Godzilla uses the patented Five-Point-Palm Exploding-Heart-Technique.
Godzilla as Destroyer, Godzilla as Savior, Godzilla as afterthought.
Guerilla military installation on island, guarded by gigantic lobster, developing nuclear bomb, using slaves kidnapped from Mothra’s village; teens and a master thief shipwrecked, free the slaves, giant bird attack, lightning storm, nuclear explosions. Uh, and Godzilla.
A Godzilla movie with an actual story! GODZILLA VS. THE SEA MONSTER boasts the same non-existent production values, the same process shots that trick the unsophisticated eyes of 1966 into thinking these monsters existed alongside humans, the same bad acting, the same rubber suits. Alleviating the pain somewhat is a convoluted plot that is not truly sensible, but at least has a beginning, middle and end, with a compelling ticking clock climax sequence and a surprising moment of sympathy for the unwitting savior of the day, Godzilla.
Three “teens” (well, I think they’re teens – they’ve just come from a dance-a-thon; don’t you have to be that young-dumb-and-fulla-cum to enter a dance-a-thon?) steal a sailing boat – that has already been stolen (!), the thief onboard posing as the owner. They discover he is a bank robber, so one of them commandeers the boat in search of his lost brother.
LUCKILY… the storm that shipwrecks them washes them up on the shore of the island where his brother is lost. What are the odds? The islanders worship a giant moth – hey, that’s Mothra! What are the odds?! And we thought he was dead at the end of GODZILLA VS. MOTHRA! And then the teens (led by thief Akira Takarada and accompanied by Kumi Mizuno, a native woman to alleviate the sausage-fest) stumble upon – Godzilla hibernating in a cave. What are the frickin’ odds? Okay: military, moth, meddlesome kids, lobster, Godzilla, nuclear bomb. This shit writes itself!
Written by daikaiju veteran Shin’ichi Sekizawa and directed by Godzilla newcomer Jun Fukuda (who would prove himself so incompetent he would be hired to direct four more Godzilla movies).
Japan in 1966 was obsessed with abuse of nuclear power, and well they may impugn nukes, as they didn’t want the stronger, soulless United States to abuse one in their direction – not after Hiroshima and Nagasaki.

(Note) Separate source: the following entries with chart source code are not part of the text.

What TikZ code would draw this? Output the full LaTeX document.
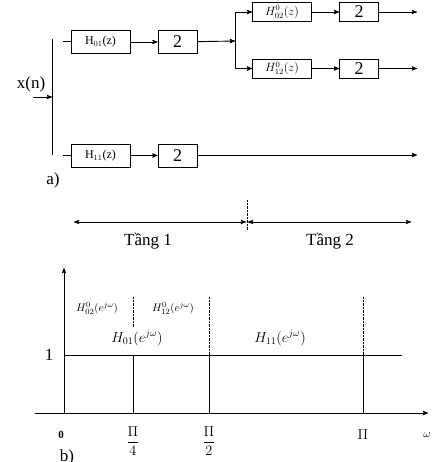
\documentclass[tikz,border=0pt]{standalone}
\usepackage{amsmath}
\usepackage{fontspec}
\setmainfont{Liberation Serif}
\usepackage{tikz}
\usetikzlibrary{arrows,positioning}
\usepackage{amssymb}

\begin{document}
\begin{tikzpicture}[x=1pt,y=-1pt,>=stealth',line width=0.9pt]
  \tikzstyle{filt}=[draw,minimum width=59pt,minimum height=23pt,inner sep=0pt,font=\fontsize{12}{12}\selectfont]
  \tikzstyle{decim}=[draw,minimum width=39pt,minimum height=23pt,inner sep=0pt,font=\fontsize{18}{18}\selectfont]
  \tikzstyle{big}=[font=\fontsize{17}{17}\selectfont]
  \tikzstyle{small}=[font=\fontsize{11}{11}\selectfont]
\useasboundingbox (0,0) rectangle (436,462);
% a) analysis tree
\coordinate (sp1) at (52,39);
\coordinate (sp2) at (52,155);
\node[big] (x) at (31,84) {x(n)};
\coordinate (xin) at (33,97);
\coordinate (xout) at (52,97);
\draw[->] (xin) -- (xout);
\draw (sp1) -- (sp2);
\coordinate (b1) at (63,41);
\node[filt] (h01) at (100.5,42) {H$_{01}$(z)};
\node[decim] (d1) at (177.5,42) {2};
\coordinate (fork) at (235,41);
\node[filt,minimum height=19pt] (h02) at (282,12) {$H^{0}_{02}(z)$};
\node[decim,minimum height=19pt] (d2) at (359,12) {2};
\node[filt,minimum height=19pt] (h12) at (282,68.5) {$H^{0}_{12}(z)$};
\node[decim,minimum height=19pt] (d3) at (359,68.5) {2};
\coordinate (o2) at (417,12);
\coordinate (o3) at (417,68.5);
\coordinate (b2) at (63,155);
\node[filt] (h11) at (100.5,155.5) {H$_{11}$(z)};
\node[decim] (d4) at (177.5,155.5) {2};
\coordinate (o4) at (417,155);
\draw (b1) -- (h01.west |- b1);
\draw[->] (h01) -- (d1);
\draw[->] (d1) -- (fork);
\draw[->] (fork) |- (h02);
\draw[->] (fork) |- (h12);
\draw[->] (h02) -- (d2);
\draw[->] (h12) -- (d3);
\draw[->] (d2) -- (o2);
\draw[->] (d3) -- (o3);
\draw (b2) -- (h11.west |- b2);
\draw[->] (h11) -- (d4);
\draw[->] (d4.east |- o4) -- (o4);
\node[big] (a) at (53,180) {a)};
% stages
\coordinate (st) at (247,200);
\coordinate (sb) at (247,230);
\draw[densely dotted,thin] (st) -- (sb);
\coordinate (t1l) at (74,222);
\coordinate (t1r) at (246,222);
\coordinate (t2l) at (248,222);
\coordinate (t2r) at (411,222);
\draw[<->] (t1l) -- (t1r);
\draw[<->] (t2l) -- (t2r);
\node[big] (tang1) at (148,241) {Tầng 1};
\node[big] (tang2) at (330,241) {Tầng 2};
% b) frequency bands
\coordinate (org) at (64,413);
\coordinate (ytop) at (64,268);
\coordinate (xl) at (35,413);
\coordinate (xr) at (428,413);
\draw[->] (org) -- (ytop);
\draw[->] (xl) -- (xr);
\coordinate (one) at (64,355);
\coordinate (oneend) at (402,355);
\draw (one) -- (oneend);
\foreach \x in {133,209,363}
  \draw (\x,355) -- (\x,413);
\draw[densely dotted,thin] (133,297) -- (133,327);
\draw[densely dotted,thin] (209,297) -- (209,355);
\draw[densely dotted,thin] (363,297) -- (363,355);
\node[big] (lv) at (49,355) {1};
\node[small] (l02) at (97,308) {$H^{0}_{02}(e^{j\omega})$};
\node[small] (l12) at (173,308) {$H^{0}_{12}(e^{j\omega})$};
\node[font=\fontsize{14}{14}\selectfont] (l01) at (137,338) {$H_{01}(e^{j\omega})$};
\node[font=\fontsize{14}{14}\selectfont] (l11) at (280,338) {$H_{11}(e^{j\omega})$};
\node[small] (z) at (61,435) {\textbf{0}};
\node[font=\fontsize{14}{14}\selectfont] (q) at (133,441) {$\dfrac{\Pi}{4}$};
\node[font=\fontsize{14}{14}\selectfont] (h) at (209,441) {$\dfrac{\Pi}{2}$};
\node[font=\fontsize{14}{14}\selectfont] (p) at (363,435) {$\Pi$};
\node[small] (w) at (427,435) {$\omega$};
\node[big] (b) at (67,457) {b)};
\end{tikzpicture}
\end{document}
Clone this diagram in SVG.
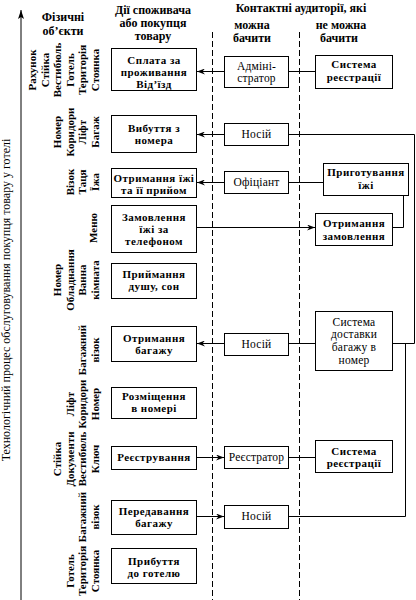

After the original 1954 GOJIRA (aka GODZILLA), a powerhouse damnation of nuclear energy gone awry, every subsequent Godzilla movie would in some way invoke nuclear power and its pitfalls.
GODZILLA VS. THE SEA MONSTER would be one of the series of films that reworked Godzilla into a “good guy,” not actively harming innocent humans, but rather fighting off giant monsters in aid of them (whether intentional or not). Godzilla destroying the nuclear base on this island and killing soldiers only furthered his heroism (again, played unintentionally).
Those soldiers shooting arbitrarily in the general direction of anything they were chasing or that was chasing them was priceless; no aim, no firing stance, not even holding their guns correctly, burping ammunition clearly into the backs of the soldiers in front of them. This is not “friendly fire” – this is hilarious fire.

The cameraman pulls focus on the only person worth pulling focus on.
Funniest parts are the monster fights (and I seriously cannot figure whether they were meant to be funny or shocking; the distance of time and culture and good taste in movies separates me chasms from the intent of these filmmakers): Godzilla being attacked by an unidentified giant bird for the sake of padding; Godzilla throwing rocks at the lobster who bats them away with his claw like a baseball player; fighting waist-deep in the sea, Godzilla biting off the claw of the lobster! All while the most inappropriate music score blasts away creating incongruous tone throughout the movie.
Godzilla is only awakened near the end of the movie by the teens, so that his rampaging will distract the soldiers that are chasing them. Good plan, dimwits! The sleep still in his eyes, Big G immediately wades out to kill the crab monster. No reason, Just Because. His rampaging prompts the military to start the countdown on a nuclear bomb to destroy the island. After the teens attempt to defuse it, they give up and are flown off the island with the villagers by Mothra, leaving Godzilla forlornly looking after them from the ground.
If it is only implied throughout the story, now Godzilla’s beneficence is explicitly stated as the villagers and teens remark on how he saved their dumb asses (after sleeping through the first two Acts); feeling sorry for him, knowing a nuclear explosion is ticking down, they shout at him to flee the island. This he does, in a melodramatic/funny leap into the sea (a move duplicated in a couple of other Godzilla movies – by this I mean, the producers just run the same footage). He might have had only a small role in this film, and the story could surely have been written without him at all, but his presence and predicament is so compelling when he does appear that we forget/don’t care about the human-interest stories built around his antics.
Godzilla swims away from the island… and into our hearts.